On affine geometrical structure, generalized of Born Infeld models and Eddington's world conjectures

CIRILO-LOMBARDO, DIEGO JULIO

INTERNATIONAL JOURNAL OF GEOMETRIC METHODS IN MODERN PHYSICS

WORLD SCIENTIFIC PUBL CO PTE LTD

Año: 2022

0219-8878

In this work we give a detailed description and discussion of the dynamic gravitational equations of the model with lagrangian of the type ∫√(detR_{μν})d⁴x as proposed by Eddington time ago but with R_{μν} being a non Riemannian generalization of the Ricci tensor with the end to find the geometrical origin of the Eddington and Weyl conjectures concerning lagrangian densities (generalized volume) and natural gauge. The Ricci tensor in our case is particularly based in an affine geometry with a generalized compatibility condition previously proposed in mc and trace.
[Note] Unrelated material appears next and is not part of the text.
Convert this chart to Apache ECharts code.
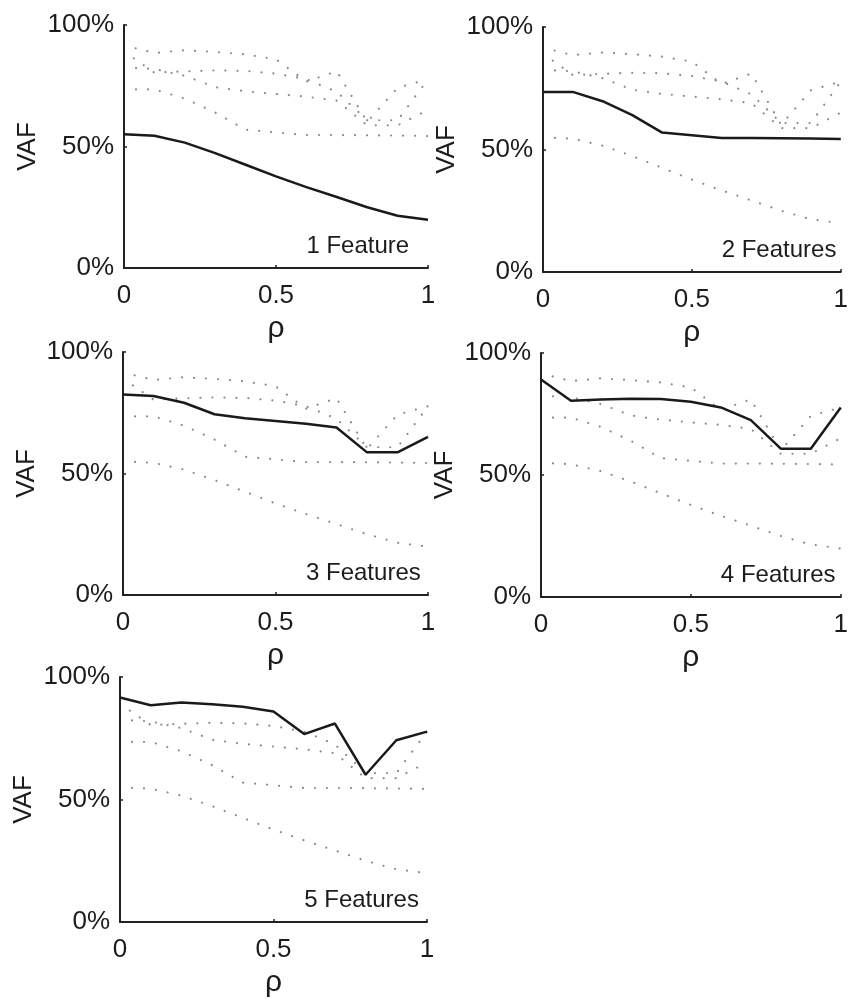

Specifically we show that: i) the geometric action can be taken to a BI type form considering a totally antisymmetric torsion field, ii) Weyl´s proposal considering a universal gauge linked to a cosmological constant λ appears in the model naturally due of the proposed affine geometry, iii) the Eddington conjecture that establishes a relationship between metric and curvature or fundamental tensor with constant of proportionality λ (natural gauge) is geometrically verified in the model with generalized affine geometry.